How David Beckham Went From Hero To Zero After Seeing Red At France ‘98

On Beckham's 49th birthday, we remember the nadir from which he would bounce back with grace
07:00, 02 May 2024

David Beckham turns 49 today, and having previously chronicled his finest moment in a Three Lions jersey we now turn our attention to the nadir from which he so elegantly bounced back. It is a true testament to Beckham's spirit that he went on to captain his country and was still playing for England 11 years later.

The 1998 World Cup was something of a learning curve for the young David Beckham. He scored a brilliant free-kick against Colombia in the group stages, before being made a scapegoat for England fans and the press following his side’s dramatic elimination against Argentina in the knockout stages.

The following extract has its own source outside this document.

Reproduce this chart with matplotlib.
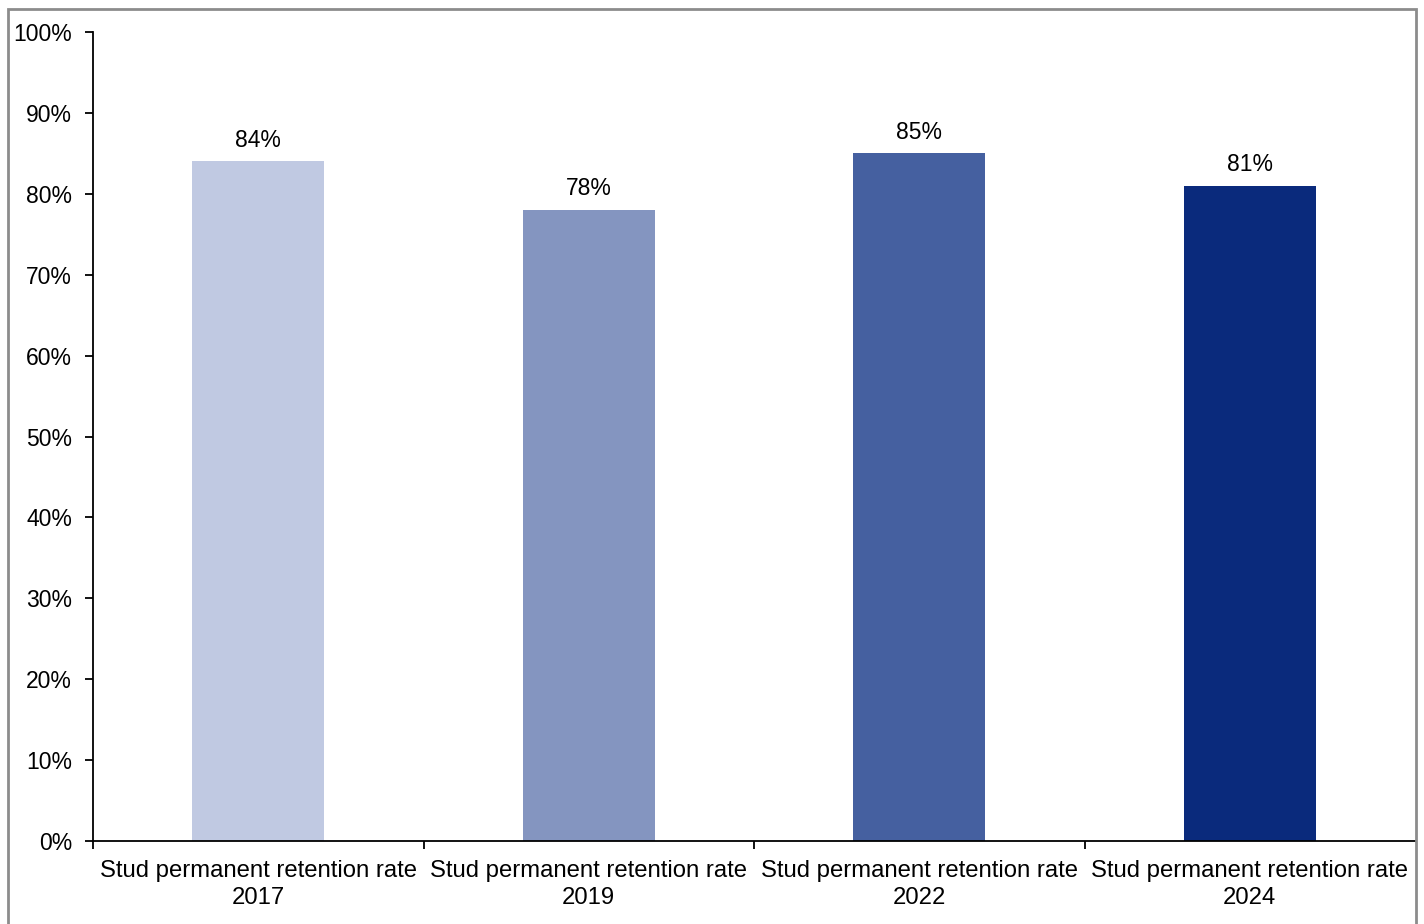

Rather than being notable for the heartbreaking fashion in which England crashed out of that summer’s World Cup in France, the events of June 30th, 1998, are best remembered for David Beckham’s moment of madness which would see him become a hate figure for years to come.

England exiting a major tournament on penalties is nothing new, and by the time they lost on spot kicks to Argentina that night following an epic 2-2 draw in St Etienne it would be the third time in four tournaments that they would taste defeat in such a painful fashion.

But that night will always be etched in the memory of Three Lions fans, not because of 18-year-old Michael Owen’s wonder-goal or another major competition that offered so much that promised so little, but for what happened in the 47th minute involving one of the country’s most promising young talents and most famous faces.

After being fouled by Diego Simeone just after half-time, Beckham, who was lying face down on the ground, vented his frustration with a cheeky little flick of his right-leg, tripping over Simeone right under the nose of the referee.

Seeing it as an unlawful act of petulance, Kim Milton Nielsen wasted no time in showing Simeone a yellow and Beckham the red card; leaving England a man down early in the second period with the game locked at 2-2 and almost half of the match remaining.

Glenn Hoddle’s side managed to hold out for a penalty shootout despite their numerical disadvantage, and David Seaman even denied Hernan Crespo from the spot. However, Argentina ‘keeper Carlos Roa saved from Paul Ince and David Batty to seal a third shootout defeat for England in a decade.

At the height of his newfound fame, the nation’s sweetheart, who had recently started dating a Spice Girl, became enemy number one literally overnight as, not for the first time, the English fans back home were left angry and upset after an early World Cup exit.

In a pre-social media age the press crucified him while effigies were burnt outside London pubs with the headline in The Daily Mirror the following morning describing the England team as: "10 Heroic Lions, One Stupid Boy." If that wasn’t enough, Beckham would be voted 91st in Channel Four's poll of the 100 Worst Britons.

He reportedly received death threats and was even taunted by a group of England supporters during a 3-2 defeat against Portugal in Euro 2000 while the reaction of some of his teammates left him feeling isolated and disappointed in his moment of need.

“It’s probably harsh to say I still feel let down by that,” Beckham later revealed. “I look back at the moment, and we were young. Yes, I made a mistake, but there are certain people in teams and in football that you expect to get behind you and expect to support you no matter what.

“I didn’t know what to actually think at that moment. I didn’t know what to expect; I don’t think I have ever been as emotional as I was coming out of that ground and seeing my mum and dad. I was uncontrollable, like sobbing, which is slightly embarrassing.”

Though the public outrage was inexcusable, some felt that his punishment on the night was slightly harsh given the timing of the offence, with the man he floored, Diego Simeone, later admitting to getting Beckham sent off by over-reacting to the kick and then, along with other members of his team, urging the referee to show the red card.

In the years that followed, Beckham would set about repairing his fractured relationship with the English public as time and a number of high-profile on-pitch performances proved to be a great healer.

His injury time free-kick against Greece at Old Trafford in October 2001 to secure a place at the 2002 World Cup would win-over all but his most ardent of haters, while his penalty against, of all teams, Argentina, at the following summer’s finals not only avenged the defeat of four years earlier, but once again elevated him to Three Lions hero status.

David Beckham would eventually play 115 games for England, making him the third most-capped player in the nation’s history, scoring 17 times while captaining his country on 59 occasions between 2000 and 2006.

However, the events of June 30th, 1998, demonstrated in the cruellest way possible how quickly a player can go from hero to zero overnight before eventually being regarded as something of a national treasure - a journey which Beckham himself believes ultimately shaped his legacy.

"When I look back on my career and talk about regrets, I wish that never happened,” he later admitted. “But on the flip side, if it didn't happen, I might not have had the career that I had.”